Last week, AHS responded to a request from Global News for 2015 code red data. AHS confirmed that Calgary had experienced 39 code reds in 2015, down from 60 in 2014. It reported Edmonton’s code red numbers as an accumulated total time. In 2015, AHS says Edmonton EMS was in a state of red alert for a total of 27 hours, down from 49 hours in 2014.
According to Nick Thain, executive director for EMS South Sector for Alberta Health Services, code reds are tracked differently between Alberta’s two major cities because in Calgary, dispatch services are still managed by the City of Calgary. “In Calgary, red alerts are tracked manually, so a dispatcher will go in and report that the system has either entered or ended a red alert.”
In Edmonton, Thain says red alerts are tracked with computer software so the information around how long red alerts last is more precise.
Alberta had planned to move to one province-wide dispatch system in 2009 but that plan was put on hold before the provincial election last year. Health Minister Sarah Hoffman says she’s still reviewing the issue and hasn’t decided if the province should proceed with a fully centralized dispatch service.

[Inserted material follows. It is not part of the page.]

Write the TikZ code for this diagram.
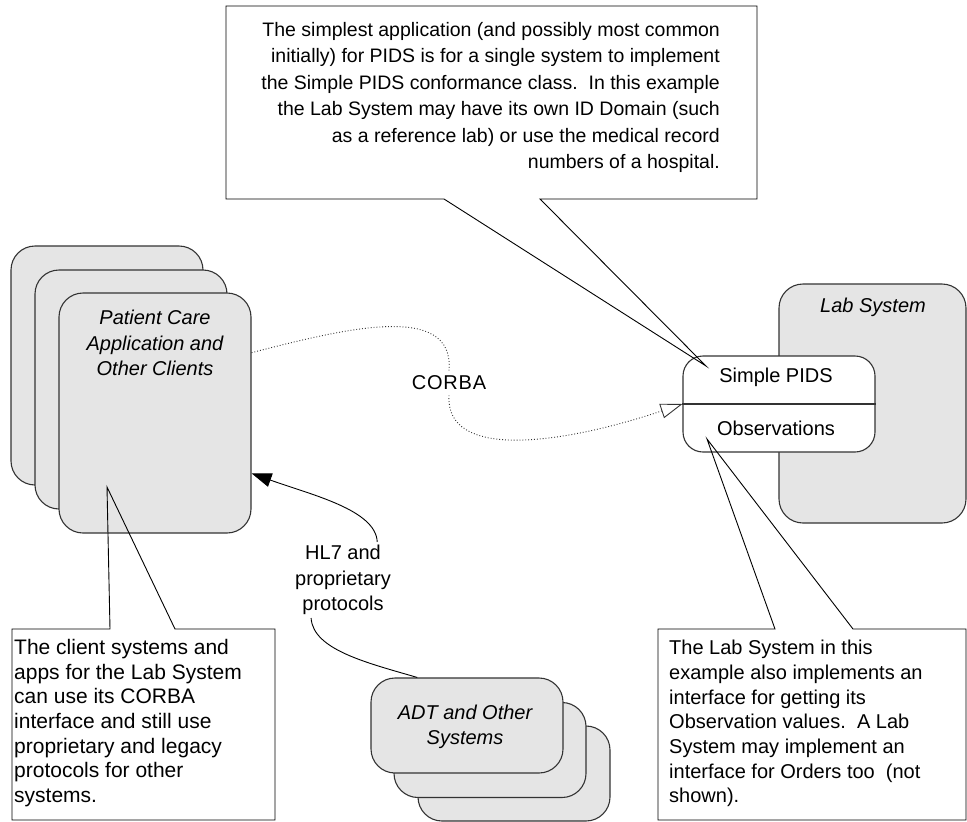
\documentclass[tikz,border=0pt]{standalone}
\usepackage{fontspec}
\setmainfont{Liberation Sans}
\usetikzlibrary{arrows.meta}

\begin{document}
\begin{tikzpicture}[auto, x=1pt, y=-1pt,
    sys/.style={draw=black!80, line width=1.1pt, fill=black!10, rounded corners=24pt, minimum width=192pt, inner sep=0pt},
    lbl/.style={font=\fontsize{20}{25.5}\selectfont, align=center, inner sep=0pt},
    sysname/.style={lbl, font=\fontsize{20}{25.5}\selectfont\itshape},
    note/.style={draw, line width=0.9pt},
    notetext/.style={font=\fontsize{20}{24.7}\selectfont, align=left, inner sep=0pt, anchor=north west}]

    \useasboundingbox (0,0) rectangle (967,822);

    \node[sys, minimum height=239pt] (p1) at (107,365.5) {};
    \node[sys, minimum height=239pt] (p2) at (131,389.5) {};
    \node[sys, minimum height=240pt] (p3) at (155,413) {};
    \node[sysname] (pc) at (155,343) {Patient Care\\Application and\\Other Clients};

    \node[sys, minimum width=187pt, minimum height=239pt] (lab) at (872.5,403.5) {};
    \node[sysname] (labname) at (873,307) {Lab System};
    \node[sys, fill=white, rounded corners=20pt, minimum height=96pt] (pids) at (779,404) {};
    \draw [black!80, line width=1.1pt] (pids.west) -- (pids.east);
    \node[lbl] (s) at (776,377) {Simple PIDS};
    \node[lbl] (o) at (776,428) {Observations};

    \node[sys, minimum height=95pt] (d3) at (514,773.5) {};
    \node[sys, minimum height=95pt] (d2) at (490,750) {};
    \node[sys, minimum height=95pt] (d1) at (467,725.5) {};
    \node[sysname] (adt) at (465,726.6) {ADT and Other\\Systems};

    \node[lbl, inner sep=5pt, font=\fontsize{20}{25.5}\selectfont\addfontfeature{LetterSpace=4}] (corba) at (449,383) {CORBA};
    \node[lbl, inner sep=3pt] (hl7) at (343,580) {HL7 and\\proprietary\\protocols};

    \draw [dotted, line width=0.9pt, black!80] (p3.32) .. controls (340,330) and (455,300) .. (corba.north);
    \draw [dotted, line width=0.9pt, black!80, -{Triangle[open, length=22pt, width=15pt]}] (corba.south) .. controls (445,460) and (560,445) .. (pids.west);
    \draw [line width=0.9pt, -{Triangle[length=20pt, width=14pt]}] (hl7.48) .. controls (376,510) and (312,495) .. (p3.-32);
    \draw [line width=0.9pt] (hl7.-130) .. controls (313,650) and (368,663) .. (d1.136);

    \coordinate (t1) at (706,366);
    \coordinate (t2) at (107,487);
    \coordinate (t3) at (707,439);
    \draw [note] (226,6) -- (757,6) -- (757,199) -- (540,199) -- (t1) -- (444,199) -- (226,199) -- cycle;
    \draw [note] (12,629) -- (110,629) -- (t2) -- (175,629) -- (275,629) -- (275,820) -- (12,820) -- cycle;
    \draw [note] (658,629) -- (775,629) -- (t3) -- (853,629) -- (966,629) -- (966,820) -- (658,820) -- cycle;

    \node[notetext, anchor=north east, align=right, font=\fontsize{19.5}{26.5}\selectfont] (n1) at (720,22) {The simplest application (and possibly most common\\initially) for PIDS is for a single system to implement\\the Simple PIDS conformance class.\ \ In this example\\the Lab System may have its own ID Domain (such\\as a reference lab) or use the medical record\\numbers of a hospital.};
    \node[notetext, font=\fontsize{21}{24.7}\selectfont] (n2) at (14,639) {The client systems and\\apps for the Lab System\\can use its CORBA\\interface and still use\\proprietary and legacy\\protocols for other\\systems.};
    \node[notetext] (n3) at (669,640) {The Lab System in this\\example also implements an\\interface for getting its\\Observation values.\ \ A Lab\\System may implement an\\interface for Orders too\ \ (not\\shown).};

\end{tikzpicture}
\end{document}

“I want to make sure that I make the right decision,” Hoffman said in an interview with Global News. “We’re going to keep working with AHS, the Health Quality Council of Alberta and local leaders like (Calgary’s) Mayor Nenshi to make sure we’re doing what’s best for Albertans.”
In 2013, a report from the HQCA recommended the province expedite work to complete plans to consolidate EMS dispatch in order to improve ambulance service across the province. But critics, including Calgary’s mayor, have said they believe that would be a mistake.